Theresa takes the whole tray of socca and you see her start cutting it up and throwing it on paper plates, calling customers and familiar faces to come get theirs. I tried to play it cool like I’m not on the edge of my seat, feeling a little like a penniless child near an ice-cream truck, and then just as fast as she shooed me away, she brought me my very first, official plate of socca.

socca

Unfortunately, the wait continued because this thing was like 500˚F of steaming, creamy chickpea.

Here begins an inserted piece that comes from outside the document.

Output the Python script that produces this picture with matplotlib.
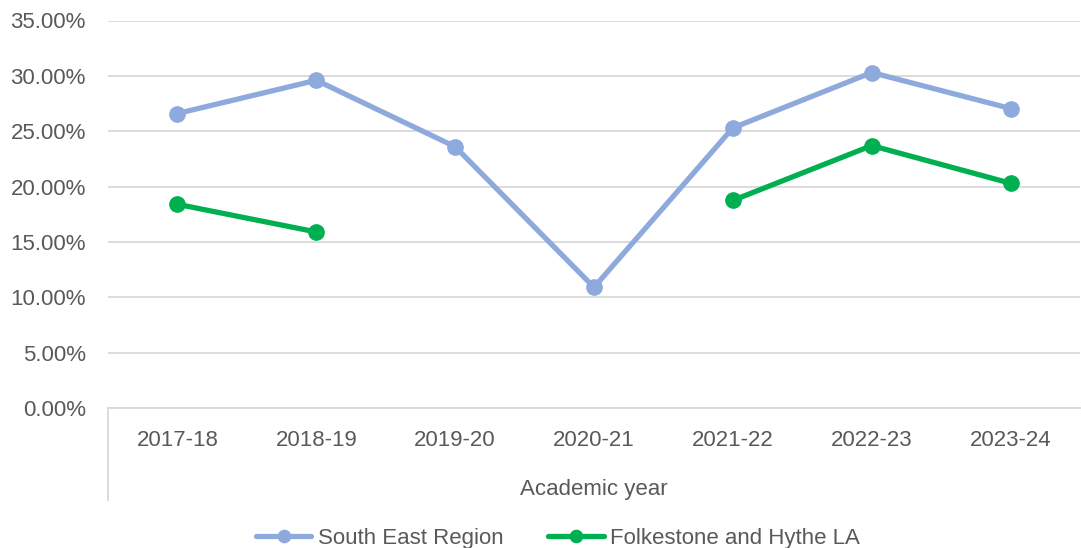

Back in Paris in the 5th Arrondisement, is this amazing Japanese patisserie, steps away from our little hotel called Patisserie Sadaharu Aoki.

patis4

Stuffed to the gills with French macaroons and cafe cremes, this shop was a sweet intermission.

patis1

patis3

There is nothing like learning things for the first time and, while I preferred the South of France to Paris, the diversity and unexpected finds of the city were worth learning the hard way. And when you don’t know what else to order or just have a hankering, get the soup a l’oignon.

onion
I must stress that this is the best onion soup I have ever eaten to date.

HIGUMA
32 bis Rue Sainte-Anne
75001 Paris, France
01.47.03.38.59

THERESA’S SOCCA
Tuesdays @ the Cours Saleya Market
Old Nice, France

PATISSERIE SADAHARU AOKI
35 Rue de Vaugirard
Paris, France 75006
+33.1.45.44.48.90

3 Comments

  • Sonja
    Posted July 29, 2011 at 3:35 pm

    I found Higuma kind of bad…I recommend Ebisu restaurant is at Opéra and is a little off the Asian mecca that is rue Sainte Anne. They have really good “Singapore” style noodles. The price (especially at dinner) is higher but worth it! For udon, Kunitoraya at Sainte Anne is really good and has a more authentic flavor than it’s counterparts. Sadaharu Aoki is so good, I agree, except their macarons which are more on the mushy side. Their rendition of Japanese strawberry shortcake is super as well as their small packets of cookies (yuzu, matcha, earl grey etc). Another super good pastry shop just around the corner is Carl Morletti which has the best lemon curd tart I have ever tasted. I feel like I should write a guide or something but I forgot how I’m supposed to write on this blog…

  • Kayoko
    Posted July 29, 2011 at 5:10 pm

    HOLY SHIT IT IS SONJA.

  • Posted July 30, 2011 at 3:36 pm

    We’ve been meaning to visit Sadaharu Aoki every time we are in Paris as we’ve heard lots of good things about the patisserie. And the cakes looks incredible. I’ve also been to Higuma which I thought was so so, but it was a welcome relief from the heavy French food.